Strategic Communications and Marketing News Bureau

Is the Every Student Succeeds Act an improvement over No Child Left Behind?

After several years of failed efforts, Congress recently passed a new education bill, the Every Student Succeeds Act, a reauthorization of the Elementary and Secondary Education Act of 1965. The bill, signed into law by President Obama today (Dec. 10), replaces the controversial No Child Left Behind policy. Lizanne DeStefano, professor emerita of educational psychology at the University of Illinois, spoke about the law with News Bureau education editor Sharita Forrest.

Proponents of ESSA hail it as ending federal overreach into education, although it retains the annual testing requirements of No Child Left Behind, which was widely criticized for being unduly burdensome and for skewing instruction. Is ESSA a radical departure from NCLB?

ESSA is remarkable in a couple of ways. There’s been quite a bit of bipartisan support and cooperation on this law, as opposed to the gridlock that we’ve seen in Congress over the last several years. Lawmakers cared enough about education, or disliked NCLB enough, that they came to agreement.

 ESSA significantly reduces the federal government’s role in education. We’ve seen a steady upward trend in what federal lawmakers felt they had authority to do in terms of local and state education agencies. Now we’re seeing a significant backing off.

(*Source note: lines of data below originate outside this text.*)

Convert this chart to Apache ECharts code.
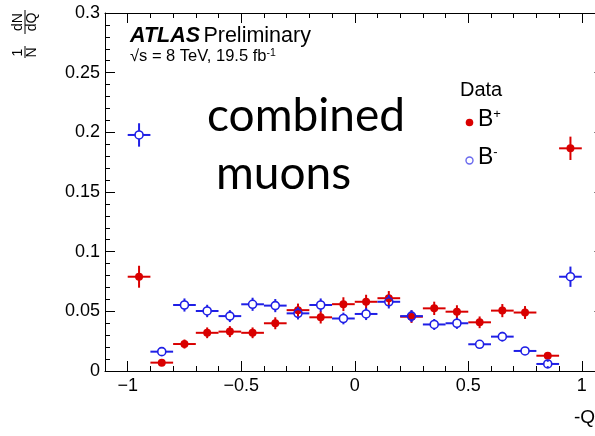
<!DOCTYPE html>
<html>
<head>
<meta charset="utf-8">
<script src="https://cdn.jsdelivr.net/npm/echarts@6/dist/echarts.min.js"></script>
<style>
  html, body { margin: 0; padding: 0; background: #fff; }
  #chart { width: 595px; height: 436px; }
</style>
</head>
<body>
<div id="chart"></div>
<script>
// bins of -Q, width 0.1
const binCenters = [-0.95, -0.85, -0.75, -0.65, -0.55, -0.45, -0.35, -0.25, -0.15, -0.05,
                    0.05, 0.15, 0.25, 0.35, 0.45, 0.55, 0.65, 0.75, 0.85, 0.95];
const binWidth = 0.1;

// B+ (red, filled)
const bPlus = [0.079, 0.007, 0.0226, 0.032, 0.033, 0.032, 0.040, 0.051, 0.045, 0.056,
               0.058, 0.061, 0.0455, 0.0525, 0.0497, 0.0408, 0.0506, 0.049, 0.0128, 0.1866];
const bPlusErr = [0.0092, 0.0022, 0.0038, 0.0045, 0.0046, 0.0045, 0.0050, 0.0055, 0.0052, 0.0058,
                  0.0059, 0.0060, 0.0052, 0.0056, 0.0054, 0.0049, 0.0055, 0.0054, 0.0028, 0.0098];

// B- (blue, open)
const bMinus = [0.1978, 0.0162, 0.0553, 0.0503, 0.046, 0.0559, 0.0548, 0.0483, 0.0553, 0.044,
                0.0478, 0.058, 0.046, 0.039, 0.040, 0.0224, 0.0288, 0.0168, 0.0059, 0.079];
const bMinusErr = [0.0098, 0.0030, 0.0055, 0.0052, 0.0050, 0.0055, 0.0055, 0.0051, 0.0055, 0.0049,
                   0.0051, 0.0056, 0.0050, 0.0046, 0.0047, 0.0035, 0.0040, 0.0031, 0.0018, 0.0085];

const xMajorTicks = [-1, -0.5, 0, 0.5, 1];

const RED = '#d90000';
const BLUE = '#1f1fe6';
const FONT = 'Liberation Sans';

const chart = echarts.init(document.getElementById('chart'), null, { renderer: 'canvas' });

function errorBars(color, hollow) {
  return function (params, api) {
    const x = api.value(0), y = api.value(1), e = api.value(2);
    const c = api.coord([x, y]);
    const l = api.coord([x - binWidth / 2, y]);
    const r = api.coord([x + binWidth / 2, y]);
    const t = api.coord([x, y + e]);
    const b = api.coord([x, Math.max(y - e, 0)]);
    const rad = 4;
    const gap = hollow ? rad : 0;
    const ls = () => ({ stroke: color, lineWidth: 2 });
    const kids = [
      { type: 'line', shape: { x1: l[0], y1: c[1], x2: c[0] - gap, y2: c[1] }, style: ls() },
      { type: 'line', shape: { x1: c[0] + gap, y1: c[1], x2: r[0], y2: c[1] }, style: ls() },
      { type: 'line', shape: { x1: c[0], y1: t[1], x2: c[0], y2: c[1] - gap }, style: ls() },
      { type: 'line', shape: { x1: c[0], y1: c[1] + gap, x2: c[0], y2: b[1] }, style: ls() },
      {
        type: 'circle', shape: { cx: c[0], cy: c[1], r: rad },
        style: hollow ? { fill: 'none', stroke: color, lineWidth: 1.6 } : { fill: color }
      }
    ];
    return { type: 'group', children: kids };
  };
}

const tickStyle = { color: '#000', width: 1 };

function rotText(txt, cx, cy) {
  return {
    type: 'text', x: cx, y: cy, rotation: Math.PI / 2,
    style: { text: txt, font: '14px ' + FONT, fill: '#000', align: 'center', verticalAlign: 'middle' }
  };
}

const option = {
  animation: false,
  backgroundColor: '#fff',
  grid: { left: 105, top: 13, width: 499.5, height: 358, containLabel: false, outerBoundsMode: 'none' },
  xAxis: [
    {
      type: 'value', min: -1.1, max: 1.1, interval: 0.1, position: 'bottom',
      axisLine: { show: true, onZero: false, lineStyle: tickStyle },
      axisTick: { show: true, inside: true, length: 5, lineStyle: tickStyle },
      axisLabel: { show: false }, splitLine: { show: false }
    },
    {
      type: 'value', min: -1.1, max: 1.1, position: 'bottom',
      axisLine: { show: false, onZero: false },
      axisTick: { show: true, inside: true, length: 10, customValues: xMajorTicks, lineStyle: tickStyle },
      axisLabel: {
        show: true, customValues: xMajorTicks, margin: 6, color: '#000', fontFamily: FONT, fontSize: 18,
        formatter: v => String(v).replace('-', '\u2212')
      },
      splitLine: { show: false }
    },
    {
      type: 'value', min: -1.1, max: 1.1, interval: 0.1, position: 'top',
      axisLine: { show: true, onZero: false, lineStyle: tickStyle },
      axisTick: { show: true, inside: true, length: 5, lineStyle: tickStyle },
      axisLabel: { show: false }, splitLine: { show: false }
    },
    {
      type: 'value', min: -1.1, max: 1.1, position: 'top',
      axisLine: { show: false, onZero: false },
      axisTick: { show: true, inside: true, length: 10, customValues: xMajorTicks, lineStyle: tickStyle },
      axisLabel: { show: false }, splitLine: { show: false }
    }
  ],
  yAxis: [
    {
      type: 'value', min: 0, max: 0.3, interval: 0.05, position: 'left',
      axisLine: { show: true, onZero: false, lineStyle: tickStyle },
      axisTick: { show: true, inside: true, length: 10, lineStyle: tickStyle },
      minorTick: { show: true, splitNumber: 5, length: 5, lineStyle: tickStyle },
      axisLabel: { show: true, margin: 5, color: '#000', fontFamily: FONT, fontSize: 18 },
      splitLine: { show: false }, minorSplitLine: { show: false }
    },
    {
      type: 'value', min: 0, max: 0.3, interval: 0.05, position: 'right',
      axisLine: { show: true, onZero: false, lineStyle: tickStyle },
      axisTick: { show: true, inside: true, length: 10, lineStyle: tickStyle },
      minorTick: { show: true, splitNumber: 5, length: 5, lineStyle: tickStyle },
      axisLabel: { show: false },
      splitLine: { show: false }, minorSplitLine: { show: false }
    }
  ],
  series: [
    {
      name: 'B+', type: 'custom', xAxisIndex: 0, yAxisIndex: 0, z: 3,
      renderItem: errorBars(RED, false),
      data: binCenters.map((x, i) => [x, bPlus[i], bPlusErr[i]])
    },
    {
      name: 'B-', type: 'custom', xAxisIndex: 0, yAxisIndex: 0, z: 4,
      renderItem: errorBars(BLUE, true),
      data: binCenters.map((x, i) => [x, bMinus[i], bMinusErr[i]])
    }
  ],
  graphic: [
    // y axis title: 1/N dN/dQ, rotated
    rotText('1', 18, 52.5),
    rotText('N', 32, 52.5),
    { type: 'line', shape: { x1: 25, y1: 46, x2: 25, y2: 58 }, style: { stroke: '#000', lineWidth: 1 } },
    rotText('dN', 18, 22),
    rotText('dQ', 32, 22),
    { type: 'line', shape: { x1: 25, y1: 10, x2: 25, y2: 34 }, style: { stroke: '#000', lineWidth: 1 } },
    {
      type: 'text', left: 130, top: 25,
      style: {
        text: '{b|ATLAS} {r|Preliminary}',
        rich: {
          b: { fontFamily: FONT, fontSize: 21.5, fontWeight: 'bold', fontStyle: 'italic', fill: '#000' },
          r: { fontFamily: FONT, fontSize: 21.5, fill: '#000' }
        }
      }
    },
    {
      type: 'text', left: 130, top: 48,
      style: {
        text: '{a|\u221As = 8 TeV, 19.5 fb}{s|-1}',
        rich: {
          a: { fontFamily: FONT, fontSize: 16.5, fill: '#000' },
          s: { fontFamily: FONT, fontSize: 10.5, fill: '#000', verticalAlign: 'top' }
        }
      }
    },
    {
      type: 'text', left: 207, top: 93,
      style: { text: 'combined', font: '46px Lato', fill: '#000' }
    },
    {
      type: 'text', left: 216, top: 151,
      style: { text: 'muons', font: '46px Lato', fill: '#000' }
    },
    // legend
    { type: 'text', left: 460, top: 80, style: { text: 'Data', font: '20px ' + FONT, fill: '#000' } },
    { type: 'circle', shape: { cx: 469.5, cy: 122.5, r: 3.8 }, style: { fill: RED } },
    {
      type: 'text', left: 478, top: 108,
      style: {
        text: '{b|B}{s|+}',
        rich: {
          b: { fontFamily: FONT, fontSize: 23, fill: '#000' },
          s: { fontFamily: FONT, fontSize: 13, fill: '#000', verticalAlign: 'top' }
        }
      }
    },
    { type: 'circle', shape: { cx: 469.5, cy: 160.5, r: 3.5 }, style: { fill: 'none', stroke: '#6a6aee', lineWidth: 1.4 } },
    {
      type: 'text', left: 478, top: 146,
      style: {
        text: '{b|B}{s|-}',
        rich: {
          b: { fontFamily: FONT, fontSize: 23, fill: '#000' },
          s: { fontFamily: FONT, fontSize: 13, fill: '#000', verticalAlign: 'top' }
        }
      }
    },
    { type: 'text', left: 574, top: 408, style: { text: '-Q', font: '19px ' + FONT, fill: '#000' } }
  ]
};

chart.setOption(option);
</script>
</body>
</html>
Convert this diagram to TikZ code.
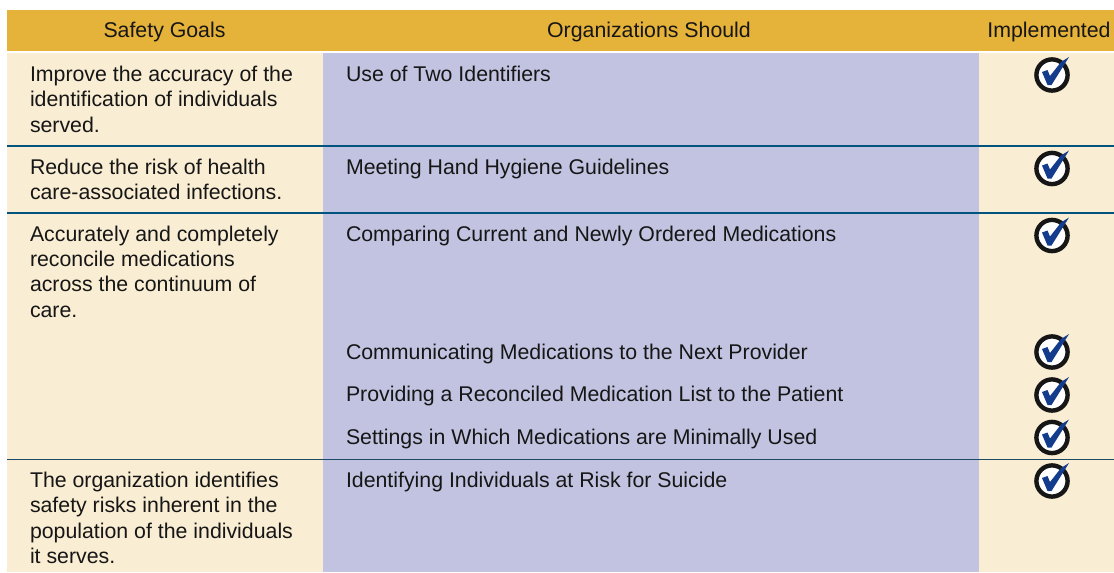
\documentclass[tikz,border=0pt]{standalone}
\usepackage{fontspec}
\setmainfont{Liberation Sans}
\definecolor{gold}{HTML}{E5B23A}
\definecolor{cream}{HTML}{F9EDD3}
\definecolor{lav}{HTML}{C1C3E0}
\definecolor{rule}{HTML}{00547F}
\definecolor{rulethin}{HTML}{1D4A66}
\definecolor{tick}{HTML}{143C8C}
\definecolor{ink}{HTML}{161616}
\newcommand{\tbl}{\fontsize{15.98pt}{19.05pt}\selectfont}
\tikzset{
  x=0.75pt,y=-0.75pt,
  every node/.style={inner sep=0pt,outer sep=0pt,text=ink,font=\tbl},
  cell/.style={anchor=base west,align=left},
  head/.style={anchor=base},
  pics/okmark/.style={code={
    \fill[white] (0,0) circle (16);
    \draw[ink,line width=3.3pt] (0,0) circle (15.6);
    \fill[tick] (-10,-3) -- (-4.5,-5) -- (-2,1) -- (9,-13) -- (17,-18) -- (-0.5,10) -- (-4.5,10) -- cycle;
  }}
}
\begin{document}
\begin{tikzpicture}
\useasboundingbox (0,0) rectangle (1114,572);
\fill[white] (0,0) rectangle (1114,572);
\fill[gold] (7,10) rectangle (1114,51);
\fill[cream] (7,53) rectangle (323,572);
\fill[lav] (323,53) rectangle (979,572);
\fill[cream] (979,53) rectangle (1114,572);
\draw[rule,line width=1.1pt] (7,145.8) -- (1114,145.8);
\draw[rule,line width=1.1pt] (7,212.8) -- (1114,212.8);
\draw[rulethin,line width=0.8pt] (7,459.2) -- (1114,459.2);
\node[head] (h1) at (164.5,37.5) {Safety Goals};
\node[head] (h2) at (649,37.5) {Organizations Should};
\node[head] (h3) at (1049,37.5) {Implemented};
\node[cell] (g1) at (30,132.2) {Improve the accuracy of the\\identification of individuals\\served.};
\node[cell] (g2) at (30,199.8) {Reduce the risk of health\\care-associated infections.};
\node[cell] (g3) at (30,317.3) {Accurately and completely\\reconcile medications\\across the continuum of\\care.};
\node[cell] (g4) at (30,563.6) {The organization identifies\\safety risks inherent in the\\population of the individuals\\it serves.};
\node[cell] (o1) at (346,81.3) {Use of Two Identifiers};
\node[cell] (o2) at (346,174.3) {Meeting Hand Hygiene Guidelines};
\node[cell] (o3) at (346,241.1) {Comparing Current and Newly Ordered Medications};
\node[cell] (o4) at (346,359.3) {Communicating Medications to the Next Provider};
\node[cell] (o5) at (346,401.3) {Providing a Reconciled Medication List to the Patient};
\node[cell] (o6) at (346,444.3) {Settings in Which Medications are Minimally Used};
\node[cell] (o7) at (346,487.3) {Identifying Individuals at Risk for Suicide};
\foreach \yy in {75,168.5,235.5,352,395,437.5,481}
  \pic at (1052,\yy) {okmark};
\end{tikzpicture}
\end{document}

Under ESSA, testing in reading and math in grades three through eight and high school would continue. However, the U.S. Dept. of Education would not be able to tell states how or when to assess, and the role of assessment in evaluating teachers and schools would be gone. That is a significant change, and I think it will really affect the way that state education agencies and school districts behave.

What are this policy’s implications for students and teachers?

NCLB had onerous expectations. School districts and agencies were asked to do many things in terms of accountability, but we did not see concomitant changes in student achievement.

Easing those mandates will allow states and localities more freedom to tailor their teacher evaluations and improve schools. Whether states will be able to respond to that remains to be seen. They haven’t had that authority for a long time, and many states’ education budgets are very limited.

ESSA also removes the mandate that all students meet achievement standards. That was an unreachable goal. ESSA changes the criteria to every student making progress. People both inside and outside education see that as a more reasonable approach.

The law repeals the adequate yearly progress provision of NCLB and the penalties imposed on schools and teachers when students failed to meet achievement standards. What provisions does it contain for states and schools to ensure that students, especially at-risk students, are learning; that teachers are properly trained; and that failing schools are being addressed?

ESSA requires states to develop intervention plans for their lowest-performing 5 percent of schools, so states still will have to specifically address their most challenged schools.

States will be required to publicly report assessment results and disaggregate them by race, socioeconomic, disability and English language status. There’s still a monitoring provision, perceived as one of NCLB’s most powerful components, that many people are glad to see retained.

However, ESSA disallows what are called supersubgroups. Some states and school districts that didn’t have enough of any one category of student, such as minorities or students with disabilities, combined all these groups into a supersubgroup for reporting purposes. Many advocacy groups were troubled by this practice, and ESSA prohibits it.

ESSA includes $250 million in funding for a new federal preschool program, along with increased support for magnet and charter schools. What does the research suggest on outcomes, especially for disadvantaged children, who attend Head Start, magnet or charter schools?

Unlike NCLB, ESSA emphasizes early child education through a grant program that would increase access to preschool.

The historic Head Start research indicated that early intervention programs boost disadvantaged students’ academic performance so they’re more on par with their peers when they enter school. However, if the quality of education is not maintained, the benefits disappear within three years.

The research on charter schools is mixed. There are certainly examples of successful charter schools and successful use of these schools within districts, but some research shows that charter schools have high rates of failure and closure, and that there isn’t a recognizable benefit from them.

How charter schools are implemented and administered is a big predictor of whether they’ll be successful in the long term.

Would enacting ESSA sound the death knell for Common Core?

The Common Core curricula was the U.S.’ attempt to have a recognized curriculum that was endorsed by many states. However, there was a lot of resistance to it because people perceived it as federal overreach.

ESSA specifically prohibits the U.S. Dept. of Education from mandating or giving incentives to adopt or maintain a set of learning standards. Race to the Top was viewed by some as the federal government incentivizing states to adopt Common Core.

ESSA seems to be a strong movement away from Common Core.